Plans revealed to create 16 nature reserves

Richard Youle, local democracy reporter
A council plans to declare 16 new local nature reserves and is seeking people’s views to help shape how they are managed.
Work has been going on behind the scenes to whittle down a long list of council-owned sites and 16 areas have now been chosen, although further work is needed.
The 16 shortlisted areas include Coed Bach Park, Pontarddulais, in the north of Swansea, Garth Farm near Ynystawe in the east, cliffs between Mumbles Head and Caswell Bay to the south, and Port Eynon beach and dunes to the west.
Wildlife corridors
A council officer told councillors on the climate change and nature recovery service transformation committee that they would be the first such additions in almost 30 years, spanned the length and breadth of the county and included parks, woodland, coast and lesser-known wildlife corridors.
“Local nature reserves are areas of land protected not just for wildlife but also to ensure in Swansea has access to high-quality green and blue (coastal) spaces close to home,” he said.
They can only be declared, he said, on council-owned or leased land. He added that community feedback will help shape which sites are declared along with a detailed management plan for each of them.
A report before the committee said local nature reserves must have wildlife or natural features of local or special interest. The 16 shortlisted ones are already, wholly or in part, sites of importance of nature conservation – these are non-statutory areas of land with biodiversity value.
Future funding
The hope is that declaring them will further protect their value and potentially unlock future funding. Welsh Government-funded work to carry out ecological surveys, public consultation and management planning is taking place prior to full council agreeing a formal declaration of the sites, ideally by March 2027.
The council is considering declaring the 16 sites in a phased manner or all at once, with the latter the preferred option. Environment regulator Natural Resources Wales, said the report, was supportive in principle.
Committee members spoke in favour of the nature reserves plan and felt schools should be involved in the consultation.
Committee chairwoman, Cllr Rebecca Fogarty, asked if even more areas of land could potentially be declared as reserves in the future. The officer said this was the case. “The community are so supportive of this as a project,” said Cllr Fogarty.
‘A game changer’
Cllr Stuart Rice described the plan as excellent and a “game-changer”, although he said people had questions about the implications. He added: “I’ve been getting quite a lot of feedback. Anything I can do, count me in.”

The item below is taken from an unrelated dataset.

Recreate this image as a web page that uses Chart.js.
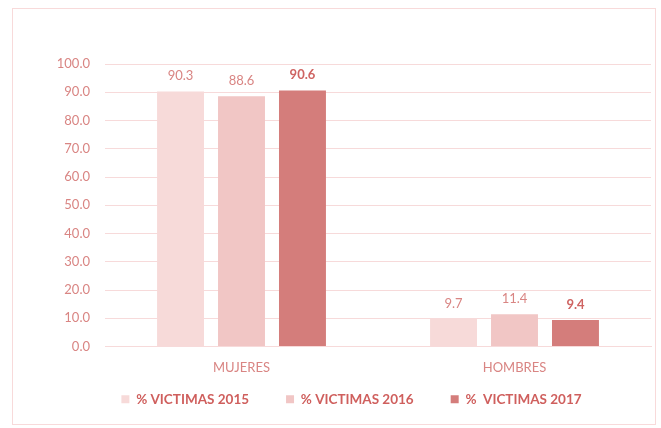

Deputy council leader David Hopkins, who was attending the meeting to introduce the proposal, said in his mind involving schools “is a must”. Cabinet will hear more about the plans in due course before full council makes a final declaration.
Last month the council said separately that it would design a scheme to restore its three-hectare peatland site at Garth Farm near Ynystawe. Peatland sites store carbon which would otherwise escape as greenhouse gas emissions, and the council said a majority of them in the UK were assessed to be in a degraded state.